Humans (and other animals) need sleep as much as they need water and oxygen, and considering we spend about a third of our lives doing it, it clearly serves an important function. But, despite many theories, much of sleep’s purpose remains elusive.
Leading theories – and debates – focus on its role in brain repair and reorganisation. Taking a unique, multi-disciplinary approach, a new study, published in the journal Science Advances, suggests it does both – it just depends on age.
In children around two and a half years old, the study found, synaptic growth and reorganisation, which underpins learning and memory formation, seems to be sleep’s main purpose.
After that age, sleep becomes dominated by repair and cleaning, or maintenance – and the transition is not a gradual process, according to senior author Van Savage from Santa Fe Institute, US.
“One most surprising part of this finding is that this switch is very sharp and abrupt,” he says, likening it to the transition that happens when water freezes to ice.
Their analysis also reveals that deep rapid eye movement (REM) sleep, associated with vivid dreams, could be the primary driver of brain reorganisation in those early years.
They found that human infants spend a significantly greater proportion of time in REM sleep than older children and adults, which contrasts with the stable percentage of this active sleep phase across the rest of the animal kingdom, regardless of body size.

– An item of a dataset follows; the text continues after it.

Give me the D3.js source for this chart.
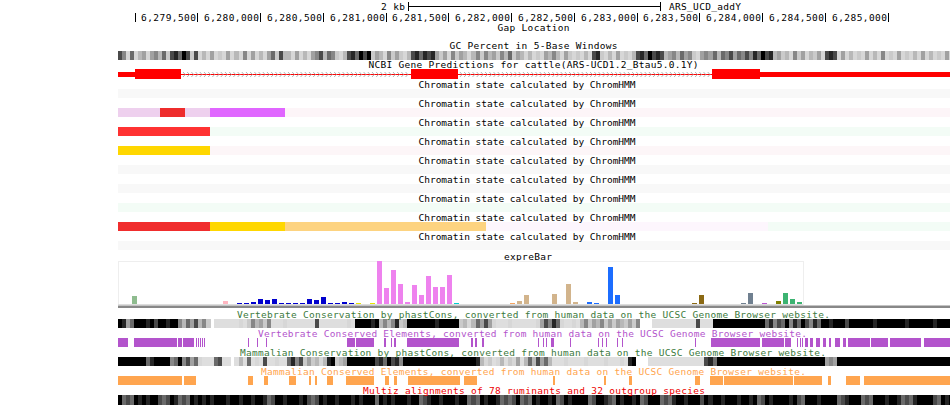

The findings “suggest that a profound change happens in sleep and the brain at a very early age,” says Savage, “which signals that we should dig even deeper into exactly what is happening when that switch-like behaviour takes place.”
To derive their insights, the team, with first author Junyu Cao from the University of Texas, used a mathematical model, pulling together international expertise in sleep research, neuroscience, physics, maths data analysis and clinical work.
The model drew from the observation that sleep and metabolism decrease with age, and with body size in mammals, in sharp contrast to timing of other biological functions such as life span, time between heart beats or breaths and length of pregnancy, which all increase with body size.
The team integrated this observation with the two leading theories on sleep’s function and measures like brain metabolic rate, brain volume and time spent in REM sleep, which they applied to sleep data in children up to 15 years.
Their findings open up many new lines of research, including the significance of sleep for cognitive development in early childhood.
“This sharp switch time in the function of sleep could become a biomarker of a non-normative intellectual capability in children who do not show the sleep transition at the average age,” says co-author Gina Poe, from the University of California.
“Those children who continue to spend a larger chunk of their sleep time in REM at age three or four could be working on building something extraordinary in the brain. When did Albert Einstein switch?”
Alternatively, it could reflect inefficient reorganisation that might need a boost, she adds. Other tantalising questions include whether a surge in REM sleep could mean experiences have been well learned. It’s interesting to note that this active sleep spikes in the teen years, a time when the brain’s frontal cortex develops.
Comparisons could also be made between humans and different animals, says Poe, to understand the role of neural reorganisation and the impact of REM versus non-REM sleep.